My rating: 5 of 5 stars
I have been intending to read this book for about fifteen years following a friend’s recommendation. I got hold of a second hand copy recently and it was well worth the belated purchase. In fact, I wish I had read it much earlier in my consulting career. Roger Harrison’s odyssey – as has been mentioned in many other reviews – parallels the development of OD up to the time of writing in 1995. Whilst many books on OD and management quickly go out of date, it is incredible how relevant and indeed prescient much of this book is. It is also striking how much of his personal life Harrison is willing to share as he describes his journey as a consultant and as a husband, father, colleague, lover, disciple and human being. Whilst this level of disclosure may be common now (even in some ‘professional’ books), I imagine when ‘Consultant’s Journey’ was published in 1995 it was pretty unusual – but entirely consistent with the integrated and self-reflective approach to work and life that is Harrison’s practice hallmark. Harrison’s often forensic analysis of his motives, ambitions, flaws, fluctuations in self-confidence and achievements is stimulating, and reassuringly honest. For me, reading the book was an emotional rollercoaster as Harrison’s disclosures and insights prompted me to recall some of my own consultancy successes, failures and occasional disasters and to view them in a new light. There is simply so much to stimulate and challenge OD practitioners in this book that it is difficult to know where to start. For me the most revelatory aspect of the Consultant’s Journey is how many conceptual models in OD and training practice have their roots in Harrison’s work. He is quick to admit that many of ‘his’ ideas were not completely original (but how many ideas really are original?) – but in my view Harrison’s significant contribution to the OD field has been in bringing together thinking from diverse disciplines, adding his own insights and then developing practical and useful models and frameworks for others to use.
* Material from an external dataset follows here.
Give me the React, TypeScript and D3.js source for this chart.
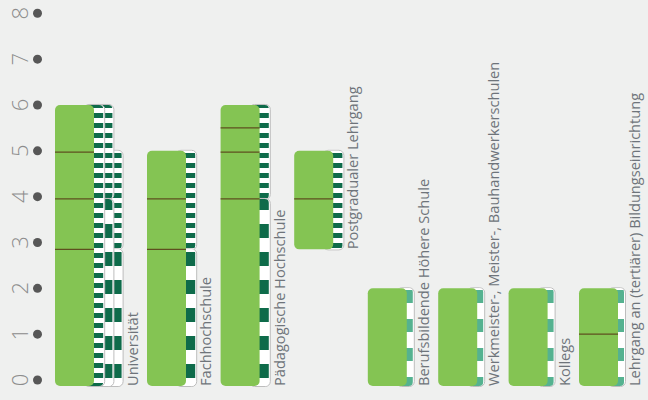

In an accompanying book of papers (The Collected Papers of Roger Harrison) the author quotes Paramhansa Yogananda who is reputed to have said “Read for one hour; write for two; meditate for three”. Harrison goes on to say “I believe that all, or almost all learning is remembering in the sense of bringing forth what is already latent in us and giving it new forms appropriate in the moment. If that is true, then a major purpose of reading is to stimulate one’s own mental, emotional, or creative processes. One reads to catalyse remembering, and a little of the catalyst goes a long way.” Harrison may not have published much but I will be benefitting from his two book legacy for a long time. I only wish I had listened to my friend Liz Goold fifteen years ago!